Pomimo krzyków i oskarżeń, włoska Izba Deputowanych udzieliła w środę wotum zaufania rządowi Silvio Berlusconiego. O głosowanie wnioskował sam premier, który wcześniej przedstawił priorytety swego gabinetu na drugą połowę kadencji.
Za wotum opowiedziało się 342 deputowanych, przeciw było 275.
Głosowanie było sprawdzianem siły rządu po lipcowym rozłamie w centroprawicowej koalicji, do którego doszło, gdy z partii Lud Wolności odszedł jej współzałożyciel, przewodniczący Izby Deputowanych Gianfranco Fini. W jego ślady poszło ponad 30 parlamentarzystów, co osłabiło gabinet.
Obchodzący w środę 74. urodziny Silvio Berlusconi przedstawiając plany rządu mówił, że nie ma alternatywy dla jego gabinetu. Apelował o zgodę narodową i wspólne zaangażowanie na rzecz tego, by parlament i gabinet dotrwały do końca kadencji w 2013 roku.
Pięć punktów premiera
Berlusconi, aby zdobyć poparcie deputowanych zaprezentował pięciopunktowy program priorytetów rządu: federalizm, czyli decentralizację władzy i przeniesienie wielu kompetencji do regionów, obniżenie podatków, reformę wymiaru sprawiedliwości, plan rozwoju południa kraju i produkcję energii nuklearnej.
- Ten rząd pracował dobrze - ocenił Berlusconi, podsumowując rezultaty dwóch i pół roku działalności. - Uniknęliśmy masowych zwolnień, ochroniliśmy pracowników najbardziej dotkniętych kryzysem. (...) Rząd ma zasługi w tym, że nie popełnił błędu powiększenia deficytu - wymieniał. Z naciskiem zauważył, że Włochy potrzebują dyscypliny budżetowej, - a my - zaznaczył - trzymamy finanse publiczne w porządku.

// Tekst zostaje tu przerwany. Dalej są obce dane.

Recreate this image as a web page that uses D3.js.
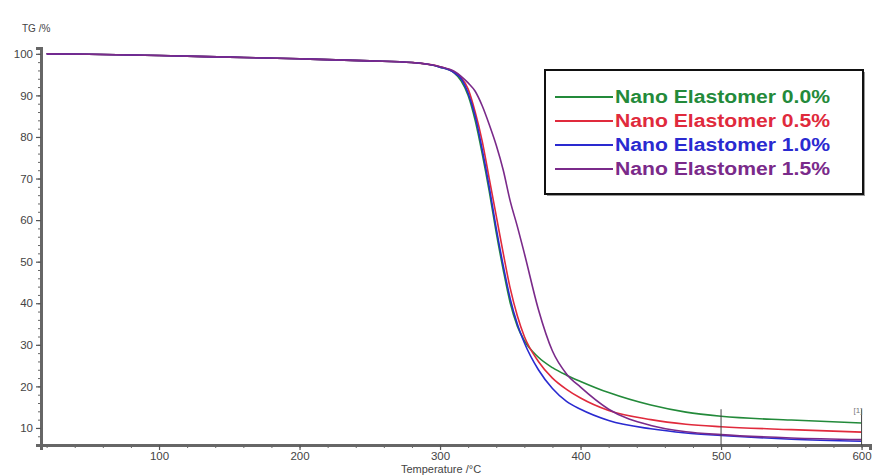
<!DOCTYPE html>
<html>
<head>
<meta charset="utf-8">
<script src="https://cdn.jsdelivr.net/npm/d3@7"></script>
<style>
  body { margin: 0; background: #fff; }
  svg { display: block; font-family: "Liberation Sans", Arial, sans-serif; }
</style>
</head>
<body>
<div id="chart"></div>
<script>
// temperature grid (°C) shared by all curves
const temps = [20, 50, 100, 150, 200, 250, 280, 300, 310, 315, 320, 325, 330, 335, 340, 345, 350, 355, 360, 370, 380, 390, 400, 420, 450, 475, 500, 550, 600];

// TG (%)
const tg00 = [100, 99.9, 99.6, 99.2, 98.8, 98.3, 97.9, 96.8, 95.4, 93.5, 90, 84, 76, 67, 57, 48, 40, 34.5, 31, 27, 24.5, 22.7, 21.2, 18.5, 15.5, 13.8, 12.8, 11.9, 11.2];
const tg05 = [100, 99.9, 99.6, 99.2, 98.8, 98.3, 97.9, 96.9, 95.6, 94.3, 91.5, 86, 79, 70, 61, 52, 43.5, 37, 32, 26, 22, 19.3, 17.2, 14.2, 12, 10.9, 10.3, 9.6, 9.0];
const tg10 = [100, 99.9, 99.6, 99.2, 98.8, 98.3, 97.9, 96.8, 95.5, 94, 90.5, 85, 77, 68, 58, 49, 41, 35, 30.5, 24, 19.5, 16.4, 14.5, 11.8, 9.8, 8.8, 8.2, 7.3, 6.8];
const tg15 = [100, 99.9, 99.6, 99.2, 98.8, 98.3, 97.9, 96.9, 95.8, 94.6, 93, 91, 87.5, 83, 78, 72, 64.5, 58.5, 52, 38.5, 28.5, 23, 19.8, 14.5, 10.6, 9.1, 8.4, 7.6, 7.2];

const seriesNames = ["Nano Elastomer 0.0%", "Nano Elastomer 0.5%", "Nano Elastomer 1.0%", "Nano Elastomer 1.5%"];
const seriesColors = ["#238a3a", "#e02a3c", "#2a2ad0", "#7a2a8a"];
const seriesValues = [tg00, tg05, tg10, tg15];

const yTicks = [10, 20, 30, 40, 50, 60, 70, 80, 90, 100];
const xTicks = [100, 200, 300, 400, 500, 600];
const markerTemps = [500, 600];

const width = 877, height = 475;
const margin = { top: 48, right: 7, bottom: 30, left: 41 };

const svg = d3.select("#chart").append("svg")
  .attr("width", width)
  .attr("height", height);

const x = d3.scaleLinear()
  .domain([16, 606])
  .range([margin.left, width - margin.right]);

const y = d3.scaleLinear()
  .domain([5.9, 101.4])
  .range([height - margin.bottom, margin.top]);

// minor ticks
svg.append("g")
  .attr("transform", `translate(${margin.left},0)`)
  .call(d3.axisLeft(y).tickValues(d3.range(6, 101, 2)).tickSize(3).tickFormat(""))
  .call(g => g.select(".domain").remove())
  .selectAll("line").attr("stroke", "#666");

svg.append("g")
  .attr("transform", `translate(0,${height - margin.bottom})`)
  .call(d3.axisBottom(x).tickValues(d3.range(20, 601, 20)).tickSize(3).tickFormat(""))
  .call(g => g.select(".domain").remove())
  .selectAll("line").attr("stroke", "#666");

// major axes
const yAxis = svg.append("g")
  .attr("transform", `translate(${margin.left},0)`)
  .call(d3.axisLeft(y).tickValues(yTicks).tickSize(5).tickPadding(3));

const xAxis = svg.append("g")
  .attr("transform", `translate(0,${height - margin.bottom})`)
  .call(d3.axisBottom(x).tickValues(xTicks).tickSize(5).tickPadding(2));

[yAxis, xAxis].forEach(g => {
  g.select(".domain").attr("stroke", "#666").attr("stroke-width", 3);
  g.selectAll(".tick line").attr("stroke", "#555").attr("stroke-width", 1.2);
  g.selectAll("text").attr("fill", "#444").attr("font-size", 11.5);
});

svg.append("text")
  .attr("x", 22).attr("y", 32)
  .attr("font-size", 10).attr("fill", "#444")
  .text("TG /%");

svg.append("text")
  .attr("x", 441).attr("y", 473)
  .attr("text-anchor", "middle")
  .attr("font-size", 11).attr("fill", "#444")
  .text("Temperature /°C");

// curves
const line = d3.line()
  .x((d, i) => x(temps[i]))
  .y(d => y(d))
  .curve(d3.curveMonotoneX);

seriesValues.forEach((vals, i) => {
  svg.append("path")
    .datum(vals)
    .attr("fill", "none")
    .attr("stroke", seriesColors[i])
    .attr("stroke-width", 1.6)
    .attr("d", line);
});

// small vertical step markers
markerTemps.forEach(t => {
  svg.append("line")
    .attr("x1", x(t)).attr("x2", x(t))
    .attr("y1", y(14.5)).attr("y2", y(5.9))
    .attr("stroke", "#444").attr("stroke-width", 1);
});
svg.append("text")
  .attr("x", x(600) - 8).attr("y", y(13.5))
  .attr("font-size", 8).attr("fill", "#777")
  .text("[1]");

// legend
const lg = svg.append("g").attr("transform", "translate(545,70)");
lg.append("rect")
  .attr("x", 2).attr("y", 2)
  .attr("width", 318).attr("height", 124)
  .attr("fill", "#999");
lg.append("rect")
  .attr("width", 318).attr("height", 124)
  .attr("fill", "#fff")
  .attr("stroke", "#111").attr("stroke-width", 2);

seriesNames.forEach((name, i) => {
  const yy = 27 + i * 24;
  lg.append("line")
    .attr("x1", 10).attr("x2", 68)
    .attr("y1", yy).attr("y2", yy)
    .attr("stroke", seriesColors[i]).attr("stroke-width", 2);
  lg.append("text")
    .attr("x", 70).attr("y", yy + 6)
    .attr("font-size", 18).attr("font-weight", "bold")
    .attr("textLength", 215).attr("lengthAdjust", "spacingAndGlyphs")
    .attr("fill", seriesColors[i])
    .text(name);
});
</script>
</body>
</html>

- Włochy są ofiarą przeszłości, która nie mija. Niezbędne jest ponowne utkanie nici zwartości narodowej - powiedział Berlusconi. - Widzę wokół zbyt wiele nienawiści, a historia uczy, że często nienawiść wkładała ludziom broń do ręki. (...) Wszyscy musimy być tego świadomi i tym zaniepokojeni - podkreślił włoski premier.
Trochę optymizmu na przyszłość
Przed głosowaniem zapowiedział ponadto, że jego rząd oczekuje, że w tym roku PKB wzrośnie o 1,2 procent, a w 2011 r. - o 1,3 proc.
Berlusconi wyraził przekonanie, że opozycja: centrolewicowa Partia Demokratyczna i centrowa UDC mają "polityczny i moralny obowiązek" stanąć na wysokości zadania w obecnej sytuacji politycznej w kraju. Apelował do tych partii o poparcie dla jego programu reform.
Opozycja już nie wierzy
Politycy opozycji użyli mocnych słów, komentując wystąpienie premiera. Lider PD Pier Luigi Bersani odnosząc się do trzech rządów Berlusconiego podsumował: "15 lat bajek".
Lider partii Włochy Wartości Antonio Di Pietro, zagorzały przeciwnik premiera, nazwał go "gwałcicielem demokracji" i "wężem grzechotnikiem, podtrzymywanym przez sprzedawczyków". Prowadzący obrady musiał przywoływać Di Pietro do porządku.